Sounds like loads of holiday fun, doesn’t it?
Is there a specific relative who really gets under your skin? Maybe they like to one-up you and anything you might say, they can do better (in their minds). Or they love to get little digs in at your expense. “Joan, this sweater is too big for me, but I thought it’d fit you” (implying you’ve gained weight or are overweight).
Here are some ideas how to cope and use your boundaries:
First, if the person is that difficult and makes you miserable, avoid them if you can. Sometimes that can be challenging if they’re at a family function you want or need to attend. In that case, go to the party, but try to avoid this particular “offender.” You can say your polite hello’s, but you’re not obligated to spend much time with them if they’re unkind. You’re just not. Simply excuse yourself to help in the kitchen, check on your kids, use the restroom…think of something.
Gift-giving is another situation. Thankfully, I haven’t encountered the disgruntled gift receiver in my family, but I have an idea how I would handle it if it was recurrent. The true examples I mentioned above, for instance, if someone is year after year criticizing the gift I’ve given them, I’m not going to just suck it up.
I put a lot of thought into gifts. I spend hard-earned money, time shopping, and then I wrap each gift nicely. Time, thought, care, and money are spent on each gift. My Mom always taught me to be a gracious person and when it came to gifts, I was to be grateful whether I liked the gift or not, even if it was a duplicate gift (and you never, ever mentioned that). You appreciate the gift, act grateful, say “thank you”, every single time.
I expect the same from others so if someone was repeatedly ungrateful, then I’d be inclined to say something calmly like, “Joan, you never seem happy with the gifts I give you. Maybe you and I should just stop exchanging them.” Or how about this: “Joan, you’re always so unhappy with the gifts I give you, so this year I donated to a charity in your name. Isn’t that wonderful?”
Nobody wants a scene at their holiday gathering. Everybody loves peace and laughter. But I don’t believe you have to just grin and bear it, if someone is needling you. When I was in college, I worked on-campus my freshman year.
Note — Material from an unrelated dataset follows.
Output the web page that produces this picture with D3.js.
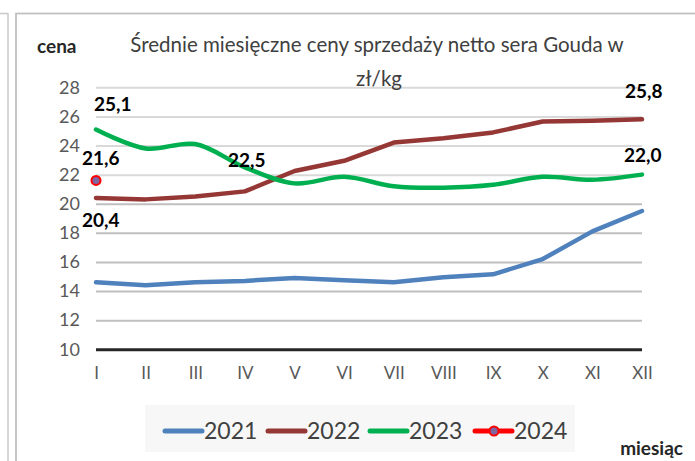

My boss was a beautiful, tall, Sophia Loren-esque, sophisticated woman. She was also incredibly confident and kind. It was almost 30 years ago, but I still remember her relaying a conversation she’d had with someone who had insulted her. She said to them, “Tom, was that a dig? I just need to know if that was a dig.”
I remember being spellbound by this story. She was so strong and confident and elegant, and she had found a way to elegantly call someone on the carpet when they’d insulted her. I also remember wishing I could do that because I didn’t believe I could. So for the next 20 or so years, I didn’t stand up for myself. Until I learned about boundaries and how to use them.
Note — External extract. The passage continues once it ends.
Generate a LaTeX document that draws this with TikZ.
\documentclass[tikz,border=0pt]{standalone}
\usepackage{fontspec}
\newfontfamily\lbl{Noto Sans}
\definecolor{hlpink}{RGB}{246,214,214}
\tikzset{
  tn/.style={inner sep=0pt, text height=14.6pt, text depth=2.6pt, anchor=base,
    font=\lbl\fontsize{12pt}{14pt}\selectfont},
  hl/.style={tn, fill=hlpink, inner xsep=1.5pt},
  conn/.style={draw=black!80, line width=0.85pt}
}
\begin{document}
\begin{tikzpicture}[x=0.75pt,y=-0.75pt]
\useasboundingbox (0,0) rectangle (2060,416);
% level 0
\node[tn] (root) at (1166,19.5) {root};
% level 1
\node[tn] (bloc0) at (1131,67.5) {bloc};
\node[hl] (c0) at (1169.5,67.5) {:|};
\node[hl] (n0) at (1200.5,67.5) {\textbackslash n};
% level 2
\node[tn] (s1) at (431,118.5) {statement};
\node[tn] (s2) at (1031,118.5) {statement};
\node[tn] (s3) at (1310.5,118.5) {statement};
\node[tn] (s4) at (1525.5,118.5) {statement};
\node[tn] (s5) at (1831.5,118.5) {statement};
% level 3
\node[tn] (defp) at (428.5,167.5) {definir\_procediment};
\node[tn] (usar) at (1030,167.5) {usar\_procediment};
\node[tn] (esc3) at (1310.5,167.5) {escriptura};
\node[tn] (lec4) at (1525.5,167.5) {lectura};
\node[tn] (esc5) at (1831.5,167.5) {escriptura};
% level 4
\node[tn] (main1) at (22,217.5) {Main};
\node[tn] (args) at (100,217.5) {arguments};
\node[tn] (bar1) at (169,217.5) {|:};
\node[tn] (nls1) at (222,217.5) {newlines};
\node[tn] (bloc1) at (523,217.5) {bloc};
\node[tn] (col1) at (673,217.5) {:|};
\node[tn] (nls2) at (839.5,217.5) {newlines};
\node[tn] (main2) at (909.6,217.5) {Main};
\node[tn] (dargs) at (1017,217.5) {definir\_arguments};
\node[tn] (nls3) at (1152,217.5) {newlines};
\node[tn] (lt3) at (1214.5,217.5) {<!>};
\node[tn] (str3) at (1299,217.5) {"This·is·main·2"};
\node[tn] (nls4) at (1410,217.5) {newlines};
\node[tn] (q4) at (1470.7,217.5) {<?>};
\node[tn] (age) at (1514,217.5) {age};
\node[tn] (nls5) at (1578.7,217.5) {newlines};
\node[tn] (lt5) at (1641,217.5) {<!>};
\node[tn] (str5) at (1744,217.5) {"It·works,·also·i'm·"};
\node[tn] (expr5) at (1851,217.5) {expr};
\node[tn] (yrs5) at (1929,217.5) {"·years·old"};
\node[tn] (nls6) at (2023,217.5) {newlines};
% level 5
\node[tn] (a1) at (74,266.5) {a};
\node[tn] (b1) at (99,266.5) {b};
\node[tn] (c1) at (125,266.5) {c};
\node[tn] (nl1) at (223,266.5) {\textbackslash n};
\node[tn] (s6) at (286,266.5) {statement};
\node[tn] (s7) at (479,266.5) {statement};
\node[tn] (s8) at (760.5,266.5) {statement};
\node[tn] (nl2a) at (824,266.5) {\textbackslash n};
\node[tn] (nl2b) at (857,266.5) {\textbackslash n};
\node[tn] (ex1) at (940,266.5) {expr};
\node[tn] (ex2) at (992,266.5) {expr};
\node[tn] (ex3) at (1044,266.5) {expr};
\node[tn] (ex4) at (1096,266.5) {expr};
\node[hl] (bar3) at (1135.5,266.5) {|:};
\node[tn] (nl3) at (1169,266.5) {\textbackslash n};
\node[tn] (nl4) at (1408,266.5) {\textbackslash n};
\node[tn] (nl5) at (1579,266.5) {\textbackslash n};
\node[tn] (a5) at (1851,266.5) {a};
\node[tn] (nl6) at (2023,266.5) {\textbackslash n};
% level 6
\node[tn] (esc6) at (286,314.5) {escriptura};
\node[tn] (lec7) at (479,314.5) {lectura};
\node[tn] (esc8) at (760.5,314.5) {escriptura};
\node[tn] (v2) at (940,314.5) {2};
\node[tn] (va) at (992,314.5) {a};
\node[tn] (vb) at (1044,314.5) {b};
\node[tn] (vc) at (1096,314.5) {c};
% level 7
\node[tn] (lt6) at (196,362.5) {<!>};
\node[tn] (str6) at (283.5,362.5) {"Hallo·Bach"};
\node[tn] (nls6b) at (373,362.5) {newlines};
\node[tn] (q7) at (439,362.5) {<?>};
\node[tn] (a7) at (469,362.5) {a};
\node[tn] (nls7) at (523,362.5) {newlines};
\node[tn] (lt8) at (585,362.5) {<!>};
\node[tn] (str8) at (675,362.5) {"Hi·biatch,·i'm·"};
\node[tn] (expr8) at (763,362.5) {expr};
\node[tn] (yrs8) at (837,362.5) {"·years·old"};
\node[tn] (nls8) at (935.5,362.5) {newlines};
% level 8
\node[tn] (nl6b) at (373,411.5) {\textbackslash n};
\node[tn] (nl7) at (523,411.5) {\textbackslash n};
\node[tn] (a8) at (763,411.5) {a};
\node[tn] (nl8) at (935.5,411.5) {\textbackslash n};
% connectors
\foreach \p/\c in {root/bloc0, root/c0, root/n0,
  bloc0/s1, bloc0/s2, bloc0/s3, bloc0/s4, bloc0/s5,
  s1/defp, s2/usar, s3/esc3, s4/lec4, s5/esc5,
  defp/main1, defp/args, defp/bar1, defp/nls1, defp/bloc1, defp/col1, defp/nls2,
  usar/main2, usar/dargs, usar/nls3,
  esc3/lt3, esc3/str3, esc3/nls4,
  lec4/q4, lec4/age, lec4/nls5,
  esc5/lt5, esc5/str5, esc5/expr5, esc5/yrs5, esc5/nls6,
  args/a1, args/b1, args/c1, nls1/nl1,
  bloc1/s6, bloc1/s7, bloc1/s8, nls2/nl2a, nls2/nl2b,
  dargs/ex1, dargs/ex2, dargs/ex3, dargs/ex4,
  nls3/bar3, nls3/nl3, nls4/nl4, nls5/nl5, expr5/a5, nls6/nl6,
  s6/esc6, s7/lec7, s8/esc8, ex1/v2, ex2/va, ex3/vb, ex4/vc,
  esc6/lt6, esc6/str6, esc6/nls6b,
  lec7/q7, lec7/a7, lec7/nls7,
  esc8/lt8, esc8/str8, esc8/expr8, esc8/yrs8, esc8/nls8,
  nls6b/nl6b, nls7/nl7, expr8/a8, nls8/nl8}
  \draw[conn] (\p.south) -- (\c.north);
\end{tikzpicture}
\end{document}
If someone needles you about your weight, your kids’ grades, your looks, having a better house or car or vacation than you, if it truly doesn’t bother you, just smile and change the subject. But if it’s bugging you and this person seems to try to outdo you in every subject, ask them why. “Joan, do you realize that every time I share something happy about my life, you compare it your life?” Let that hang in the air a minute. Hopefully Joan will back off.
The flip side can happen too. Maybe you’re sharing (not bragging) about the grand European adventure you went on this year. The naysayer might pull this one out: “It must be nice to have all that money” or if you’re a stay-at-home mom (this is one I’ve gotten before) “Must be nice to sit around all day and do nothing.” Eek. Yikes. Yuck. Simply try this…”Well, we worked very hard to be able to go on that vacation, Bill.” And “I may not be employed, but I definitely work!” (Psst…Every mom is a working mom!)
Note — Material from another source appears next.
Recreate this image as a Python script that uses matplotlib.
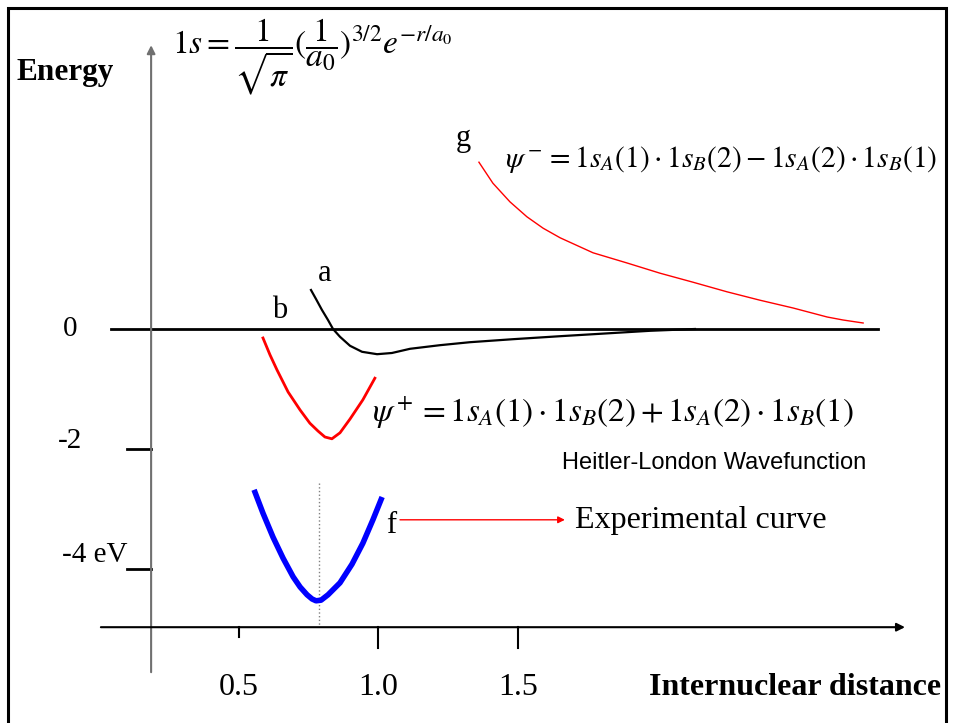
import matplotlib
matplotlib.use("Agg")
import matplotlib.pyplot as plt
from matplotlib.patches import Rectangle

plt.rcParams["font.family"] = ["Liberation Serif", "DejaVu Serif"]
plt.rcParams["mathtext.fontset"] = "stix"

# curve data: internuclear distance vs energy (eV)
f_r = [0.554, 0.586, 0.622, 0.658, 0.694, 0.719, 0.744, 0.762, 0.776, 0.794,
       0.819, 0.862, 0.905, 0.944, 0.980, 1.013]
f_e = [-2.68, -3.07, -3.47, -3.82, -4.13, -4.30, -4.43, -4.50, -4.53, -4.52,
       -4.43, -4.23, -3.92, -3.57, -3.18, -2.80]

b_r = [0.586, 0.611, 0.636, 0.676, 0.719, 0.754, 0.783, 0.808, 0.833, 0.862,
       0.898, 0.944, 0.987]
b_e = [-0.15, -0.43, -0.68, -1.05, -1.35, -1.57, -1.70, -1.80, -1.83, -1.73,
       -1.50, -1.18, -0.82]

a_r = [0.758, 0.776, 0.797, 0.819, 0.837, 0.862, 0.898, 0.941, 0.995, 1.048,
       1.113, 1.220, 1.328, 1.482, 1.651, 1.794, 1.973, 2.134]
a_e = [0.65, 0.50, 0.32, 0.15, 0.00, -0.13, -0.28, -0.38, -0.42, -0.40,
       -0.33, -0.27, -0.22, -0.17, -0.12, -0.08, -0.03, 0.00]

g_r = [1.360, 1.410, 1.471, 1.532, 1.590, 1.651, 1.769, 1.891, 2.009, 2.127,
       2.249, 2.367, 2.486, 2.608, 2.665, 2.737]
g_e = [2.78, 2.43, 2.12, 1.87, 1.68, 1.52, 1.27, 1.10, 0.93, 0.78,
       0.62, 0.48, 0.35, 0.20, 0.15, 0.10]

r_min = 0.787
x_ticks = [0.5, 1.0, 1.5]
x_tick_len = [0.16, 0.35, 0.35]
x_labels = ["0.5", "1.0", "1.5"]
y_ticks = [-2, -4]

fig = plt.figure(figsize=(9.54, 7.23), dpi=100)
ax = fig.add_axes([0, 0, 1, 1])
ax.set_xlim(-0.3566, 3.0627)
ax.set_ylim(-6.5667, 5.4833)
ax.axis("off")

# frame
fig.patches.append(Rectangle((8/954, -0.02), 938/954, 1 - 8/723 + 0.02,
                             transform=fig.transFigure, fill=False,
                             edgecolor="black", linewidth=2.2))

# axes
y0 = -4.97
ax.annotate("", xy=(0.185, 4.73), xytext=(0.185, -5.72),
            arrowprops=dict(arrowstyle="-|>", color="#707070", lw=1.5,
                            mutation_scale=12, shrinkA=0, shrinkB=0))
ax.annotate("", xy=(2.887, y0), xytext=(0.005, y0),
            arrowprops=dict(arrowstyle="-|>", color="black", lw=1.5,
                            mutation_scale=12, shrinkA=0, shrinkB=0))
ax.plot([0.041, 2.790], [0, 0], color="black", lw=2)
for t, l in zip(x_ticks, x_tick_len):
    ax.plot([t, t], [y0, y0 - l], color="black", lw=1.5)
for t in y_ticks:
    ax.plot([0.099, 0.185], [t, t], color="black", lw=2)
ax.plot([r_min, r_min], [-2.57, y0], color="gray", lw=1, linestyle=":")

# curves
ax.plot(f_r, f_e, color="blue", lw=4, solid_joinstyle="round", solid_capstyle="butt")
ax.plot(b_r, b_e, color="red", lw=2, solid_joinstyle="round")
ax.plot(a_r, a_e, color="black", lw=1.6, solid_joinstyle="round")
ax.plot(g_r, g_e, color="red", lw=1, solid_joinstyle="round")

ax.annotate("", xy=(1.668, -3.18), xytext=(1.077, -3.18),
            arrowprops=dict(arrowstyle="-|>", color="red", lw=1,
                            mutation_scale=10, shrinkA=0, shrinkB=0))

# texts
ax.text(-0.124, 4.28, "Energy", fontsize=22.5, fontweight="bold", ha="center", va="center")
ax.text(0.260, 4.53, r"$1s=\dfrac{1}{\sqrt{\pi}}(\dfrac{1}{a_0})^{3/2}e^{-r/a_0}$",
        fontsize=24, ha="left", va="center")
ax.text(1.303, 3.18, "g", fontsize=22, ha="center", va="center")
ax.text(1.453, 2.82, r"$\psi^- = 1s_A(1)\cdot 1s_B(2) - 1s_A(2)\cdot 1s_B(1)$",
        fontsize=21.3, ha="left", va="center")
ax.text(0.808, 0.93, "a", fontsize=22, ha="center", va="center")
ax.text(0.647, 0.30, "b", fontsize=22, ha="center", va="center")
ax.text(-0.106, 0, "0", fontsize=21, ha="center", va="center")
ax.text(-0.106, -1.87, "-2", fontsize=21, ha="center", va="center")
ax.text(0.102, -3.77, "-4 eV", fontsize=21, ha="right", va="center")
ax.text(0.977, -1.40, r"$\psi^+ = 1s_A(1)\cdot 1s_B(2) + 1s_A(2)\cdot 1s_B(1)$",
        fontsize=23.8, ha="left", va="center")
ax.text(2.203, -2.23, "Heitler-London Wavefunction", fontsize=17,
        family=["Liberation Sans", "DejaVu Sans"], ha="center", va="center")
ax.text(1.045, -3.27, "f", fontsize=22, ha="center", va="center")
ax.text(1.704, -3.20, "Experimental curve", fontsize=23, ha="left", va="center")
for t, s in zip(x_ticks, x_labels):
    ax.text(t, -5.98, s, fontsize=23, ha="center", va="center")
ax.text(2.493, -5.98, "Internuclear distance", fontsize=23, fontweight="bold",
        ha="center", va="center")

fig.savefig("out.png", dpi=100)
So those are some examples you may choose to employ if the situation calls for it. And that’s day 7 of what’s amazing about you: You want to stand tall, be strong and confident, and use your boundaries. You have every right and reason to use them. You’re nobody’s punching bag, verbal or physical. Remember that, please.
Boundaries can be scary to use. Remember, I said I didn’t learn how to use them until just a few years ago. But they are healthy tools, these boundaries. They are loving when you use them correctly. They are not confrontation. They are protection. The use of boundaries say “I love myself enough that I insist on being treated with respect.” They also say in some relationships that you love the other person enough that you want to use healthy boundaries and protect that relationship.
So, go you! Use those boundaries. Find your voice…your strong, amazing voice.